The Gus Fring arc on Breaking Bad was the height of the show's run in part because of the ways it transcended pulp. In Gus, Gilligan and company gave us a deft if limited sketch of a man of color who disguised his criminality with a deep investment in his community, who like Walt was motivated by love, though Gus's was lost (and there's a great deal more to be written about gay men of color and their curious status in prestige television), and who may not have been a technical genius, but was often a consummate professional, a man building a sustainable life of a sort, while Walt careened towards an inevitable end. When that arc reached its end, it did so by means that were heavy on plot and technical scheming, but that were also profoundly rooted in the show's relationships. Walt's poisoning of Brock to manipulate Jesse, his ability to enlist Tio Salamanca, a man from whom he'd taken everything–if sometimes in self-defense–as a suicide bomber against Fring, and the way that chain of terrible events ended, with poison growing in Walt's own back yard, had a profound complexity to them that got at each character's truest nature.

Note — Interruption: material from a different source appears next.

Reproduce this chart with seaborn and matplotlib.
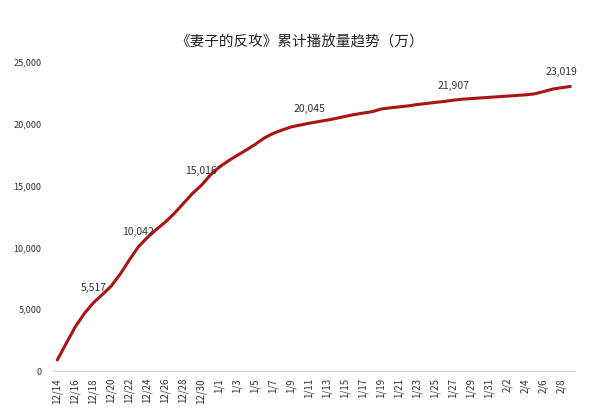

By contrast, the series finale pits Walt against a series of threatening but less meaningful antagonists: however fabulously creepy Todd was, and however strong Jesse Plemons' performance was, the crew's Nazi beliefs, their use of chemicals, and their inability to cook pure meth were never well-developed enough to tell us much about Walter White's position within the pantheon of the Southwest's angry white men. It was heavy on plot, on Walt's cleverness and how exhausting it had become. But the episode was at its best in the moments when it dispensed with all of that, when, as Jack's illustrated, there were no more deals to be struck or gambits to be made. "Before I go, may I see her?" Walt asked his wife, respecting her wishes in asking for permission in matters of Holly, the daughter he once stole from her, in not even asking to see the son whose respect Walt understands is forever forfeit. The best thing, it turns out, isn't being the one who knocks. It's in being someone who doesn't need to be kept from the door.